Greetings ST, ‘Ettes, ‘Sieurs, and All!
His Graciously Unleashedness/Unwokeness has asked yours truly to reflect on his transformation from an “international man of mystery” (IMOM) to an instantly recognizable man of action/raconteur known as: “Simon Templar”. Therewith comes a tale.
Let me say at the outset that simplicity suits the truth best. A basis in facts, generously shared, can give creativity space to spread its wings. My earlier efforts to pay homage to ST’s “Lt. Dangerous” episode, led me to expect the unexpected regarding ST’s nom-de-guerre/nom-de-plume/nom-de-pixels. Join me, dear netizens of Unleashed/UnWoke as the story unfolds.
Surprisingly, the quest started off quite matter-of-factly:
First name first: “Simon”. ST isn’t certain where/when this moniker began, (“I’ve always been Simon, just Simon.”) but it stuck. Maybe, it’s from ‘Simon says…’, since his capacity for creative leadership was so close to the surface in his encounters with his “grunts” [enlisted Marines]? I’ll leave the answer to this in the annals of unwritten history, since further speculation about it will lead us further from the rest of the story.

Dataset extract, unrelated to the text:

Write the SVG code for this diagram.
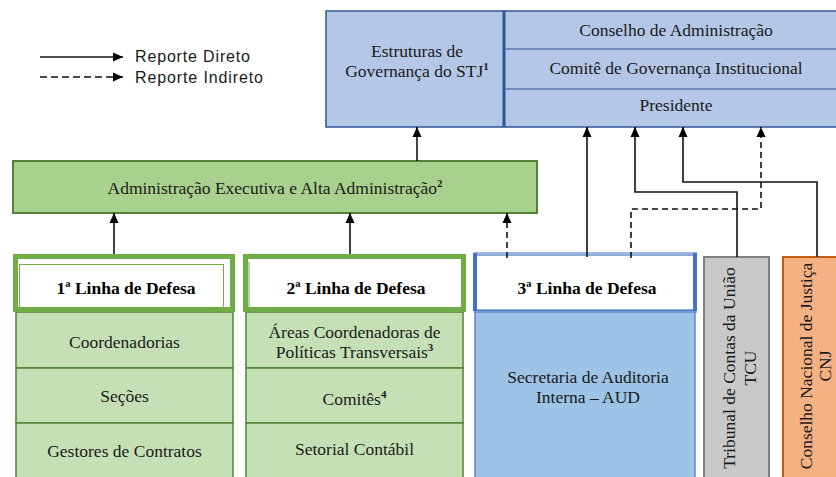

Our background is a series of annual/semi-annual, coordinated drug-interdiction exercises [“Exercise Fuerzas Unidas-Contradrogas Riberena”] with partner nations all up and down the “spine” of the Andean Ridge (Argentina, Bolivia, Chile, Colombia, Ecuador, Peru and Venezuela). Our soundtrack might include the strains of the Andean flute. Our setting (Iquitos, Peru on the Amazon Riverwalk) is a gathering of participants at a celebratory dinner marking the end of one such exercise. In the space between exquisitely-prepared (possibly exotic) foods, well-chosen drinks such as Chilean pisco (brandy), cigars, and camaraderie, anything can happen…
As the evening progressed, an unknown woman, who made her surroundings fade into the background, with a voice as sultry as the night air – and as lilting as a shepherd’s bells – made her way to the table where Simon and others were seated. Casting an appraising glance from one guest to another, her gaze rested on one in particular. She smiled, pointed at him, and said: “And you, you must be Simon… Yes, you are Simon: Simon Templar.”
She left them, as unexpectedly as she had come.
Thus, our Graciously Unleashedness/Unwokeness came to be known as “ST”. (Step aside, Sir Roger Moore.)
The Saint was always the coolest hero of the mystery magazines to which my mom subscribed when I was a kid. The name suits our host who is witty and a master of double-entendre, or “phrasing”….Charteris’ hero is always capping someone’s remark with “…as the actress said to the bishop!” Which is the precursor of “Thats what SHE said!”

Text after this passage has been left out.